Saturday, September 29, 2012

Denial, aka How I Lost my Appendix

Denial (noun):  refusal of belief in, dissent

So, I have already informed you all of the sickness that overtook me for a few days.  This is the story of how that sickness resulted in surgery and the removal of my appendix.

Denial 1:  I am not sick; I'm fine.
After 86 hours of sickness, I woke up around 7 AM with stabbing pain on the ride side of my lower stomach/abdomen area.  I honestly decided not to tell Doug until after his class (which ran from 9 until 10:30 AM) since I assumed that it was some kind of muscle cramp from being sick.  Well, he figured out pretty quickly on his own that I was in pain and told me that it was time to go to the doctor's office.  After some crying and complaining, I convinced Doug to call my parents first and get their opinion.  I was arguing to give me 6 hours to feel better before going.  My parents took Doug's side, and we were out the door by 8:15 AM.

Denial 2:  It's just a virus; there's nothing that can be done.
We entered an empty ER (which never happens, so this was definitely God clearing the way), and I was taken back to a small room fairly quickly.  Several samples were taken for testing, and the nurses assured me that it was probably a virus that just needed to work through my system, although no one would let me drink or eat anything "in case you need surgery." (That should have been hint #1.)  Around 9:30 AM I saw the doctor (who was very nice) who talked with me and sent me for a CT scan "just in case" this wasn't a virus.  By 10 AM, I was taking my CT scan, and by 10:30 I was back in my room after being told by several nurses that my samples looked okay.  Doug had been keeping my parents in the loop; at this point they even thought I should be able to go home soon.
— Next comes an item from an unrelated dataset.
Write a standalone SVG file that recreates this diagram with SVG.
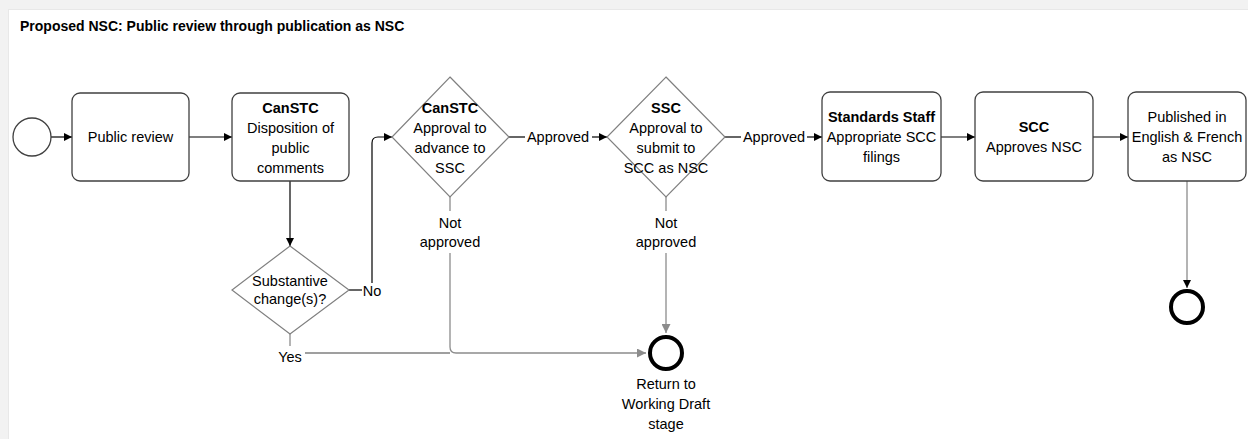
<svg xmlns="http://www.w3.org/2000/svg" width="1248" height="439" viewBox="0 0 1248 439">
<defs>
<style>
.t{font-family:"Liberation Sans",Arial,sans-serif;font-size:14.5px;fill:#000;text-anchor:middle}
.b{font-weight:bold}
.box{fill:#fff;stroke:#404040;stroke-width:1.3}
.dia{fill:#fff;stroke:#808080;stroke-width:1.2}
.c{fill:none;stroke:#000;stroke-width:1.2}
.g{fill:none;stroke:#8c8c8c;stroke-width:1.3}
</style>
<marker id="ah" viewBox="0 0 10 10" refX="10" refY="5" markerWidth="8" markerHeight="8" markerUnits="userSpaceOnUse" orient="auto"><path d="M0,0L10,5L0,10z" fill="#000"/></marker>
<marker id="ahg" viewBox="0 0 10 10" refX="10" refY="5" markerWidth="9" markerHeight="9" markerUnits="userSpaceOnUse" orient="auto"><path d="M0,0L10,5L0,10z" fill="#8c8c8c"/></marker>
</defs>
<rect x="0" y="0" width="1248" height="439" fill="#f2f2f2"/>
<rect x="8" y="9" width="1240" height="430" fill="#e8e8e8"/>
<rect x="9" y="10" width="1239" height="429" fill="#fff"/>
<text class="t b" x="20" y="31" style="text-anchor:start;font-size:14px">Proposed NSC: Public review through publication as NSC</text>

<g id="connectors">
<line class="c" x1="51" y1="137" x2="72" y2="137" marker-end="url(#ah)"/>
<line class="c" x1="189" y1="137" x2="232" y2="137" marker-end="url(#ah)"/>
<line class="c" x1="290" y1="181" x2="290" y2="246" marker-end="url(#ah)"/>
<line class="c" x1="349" y1="290" x2="362" y2="290"/>
<path class="c" d="M372,283 V143 Q372,137 378,137 H392" marker-end="url(#ah)"/>
<line class="c" x1="509" y1="137" x2="525" y2="137"/>
<line class="c" x1="592" y1="137" x2="607" y2="137" marker-end="url(#ah)"/>
<line class="c" x1="725" y1="137" x2="741" y2="137"/>
<line class="c" x1="807" y1="137" x2="822" y2="137" marker-end="url(#ah)"/>
<line class="c" x1="941" y1="137" x2="975" y2="137" marker-end="url(#ah)"/>
<line class="c" x1="1093" y1="137" x2="1128" y2="137" marker-end="url(#ah)"/>
<line class="g" x1="290" y1="334" x2="290" y2="346"/>
<line class="c" x1="305" y1="353" x2="450" y2="353" style="stroke:#404040"/>
<line class="g" x1="450" y1="197" x2="450" y2="211"/>
<path class="g" d="M450,253 V347 Q450,353 456,353 H646" marker-end="url(#ahg)"/>
<line class="g" x1="666" y1="197" x2="666" y2="211"/>
<line class="g" x1="666" y1="253" x2="666" y2="333" marker-end="url(#ahg)"/>
<line class="g" x1="1187" y1="181" x2="1187" y2="288" marker-end="url(#ah)"/>
</g>

<g id="start"><circle cx="32" cy="137" r="19" fill="#fff" stroke="#404040" stroke-width="1.3"/></g>

<g id="public-review">
<rect class="box" x="72" y="93" width="117" height="88" rx="8"/>
<text class="t" x="130.5" y="142">Public review</text>
</g>

<g id="canstc-disposition">
<rect class="box" x="232" y="93" width="117" height="88" rx="8"/>
<text class="t b" x="290.5" y="113">CanSTC</text>
<text class="t" x="290.5" y="133">Disposition of</text>
<text class="t" x="290.5" y="153">public</text>
<text class="t" x="290.5" y="173">comments</text>
</g>

<g id="substantive">
<polygon class="dia" points="290,246 349,290 290,334 232,290"/>
<text class="t" x="290" y="286">Substantive</text>
<text class="t" x="290" y="304">change(s)?</text>
</g>

<g id="canstc-approval">
<polygon class="dia" points="450,77 509,137 450,197 392,137"/>
<text class="t b" x="450" y="113">CanSTC</text>
<text class="t" x="450" y="133">Approval to</text>
<text class="t" x="450" y="153">advance to</text>
<text class="t" x="450" y="173">SSC</text>
</g>

<g id="ssc-approval">
<polygon class="dia" points="666,77 725,137 666,197 607,137"/>
<text class="t b" x="666" y="113">SSC</text>
<text class="t" x="666" y="133">Approval to</text>
<text class="t" x="666" y="153">submit to</text>
<text class="t" x="666" y="173">SCC as NSC</text>
</g>

<g id="standards-staff">
<rect class="box" x="822" y="92" width="119" height="89" rx="8"/>
<text class="t b" x="881.5" y="122">Standards Staff</text>
<text class="t" x="881.5" y="142">Appropriate SCC</text>
<text class="t" x="881.5" y="162">filings</text>
</g>

<g id="scc">
<rect class="box" x="975" y="92" width="118" height="89" rx="8"/>
<text class="t b" x="1034" y="132">SCC</text>
<text class="t" x="1034" y="152">Approves NSC</text>
</g>

<g id="published">
<rect class="box" x="1128" y="92" width="118" height="89" rx="8"/>
<text class="t" x="1187" y="122">Published in</text>
<text class="t" x="1187" y="142">English &amp; French</text>
<text class="t" x="1187" y="162">as NSC</text>
</g>

<g id="end-return">
<circle cx="666" cy="353" r="16" fill="#fff" stroke="#000" stroke-width="4"/>
<text class="t" x="666" y="389">Return to</text>
<text class="t" x="666" y="409">Working Draft</text>
<text class="t" x="666" y="429">stage</text>
</g>

<g id="end-published">
<circle cx="1187" cy="307" r="16" fill="#fff" stroke="#000" stroke-width="4"/>
</g>

<g id="labels">
<text class="t" x="558" y="142">Approved</text>
<text class="t" x="774" y="142">Approved</text>
<text class="t" x="372" y="296">No</text>
<text class="t" x="290" y="362">Yes</text>
<text class="t" x="450" y="228">Not</text>
<text class="t" x="450" y="247">approved</text>
<text class="t" x="666" y="228">Not</text>
<text class="t" x="666" y="247">approved</text>
</g>
</svg>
Denial 3:  This is not an emergency; this surgery can wait.
Around noon, my doctor came back and looked pretty surprised; "Your appendix is lit up like a Christmas tree, and your white blood cell count is high.  You are going to talk to the surgeon about how soon you need your appendix removed."  By 1 PM, I was being admitted to the hospital and waiting to meet with the surgeon.  My parents and Doug's mom were on their way.  My surgeon was really great; I described him to my parents as Cosby-like -- really good-natured and good-humored, but definitely still a good doctor.  He had looked over my CT scan and came to check out my stomach.  He noticed how much my muscles clenched when he pressed on sore spots; he informed me that I needed to go into surgery within the next 2 hours.  the conversation went something like this:
"Is there any way we can do it in the morning?"  "No, it needs to come out today."
"Can we wait for my parents to go here?" "Where are they coming from?" "PA." "No way."
"If I keep my stomach from clenching when you press on it, can we talk about waiting?" "No."
"Are you sure it won't heal on its own?"  "I'm sure it won't.  See you in surgery."

So immediately after this, they decide to send someone in to ask me lots of fun questions, like if I have a living will (apparently I said, "You can resuscitate the crap out of me") and if I'm an organ donor.  Nice, happy things like that.  By 3 PM, they wheeled me off to the OR to prep me for surgery.

Denial 4:  I'm going to be stuck in bed for days.
First, after talking to the anesthesiologist for about 90 seconds, he gave me some great anxiety medicine.  They let me go to the bathroom, and then wheeled me into the operating room.  Apparently I said something about it begin a spaceship because some people laughed at me and all of a sudden I was trying to open my eyes in a different room.  I kept asking about where Doug was and saying that my stomach hurt.  After about an hour in recovery, they moved me into my room.  I felt like I couldn't move for a few hours; my parents got there and were able to help Doug take care of me for awhile.

The good news is that after a few hours I was able to get up for short periods of time; by morning I was able to go back to a normal diet ("but take it easy") and was able to get up and walk around.  Twenty hours after my surgery, I was released from the hospital and on my way home!  I have been able to eat and get around for the most part on my own, and I was able to sleep normally through the night!

So, now I'm home, I'm resting, and I'm much better than I thought I would be!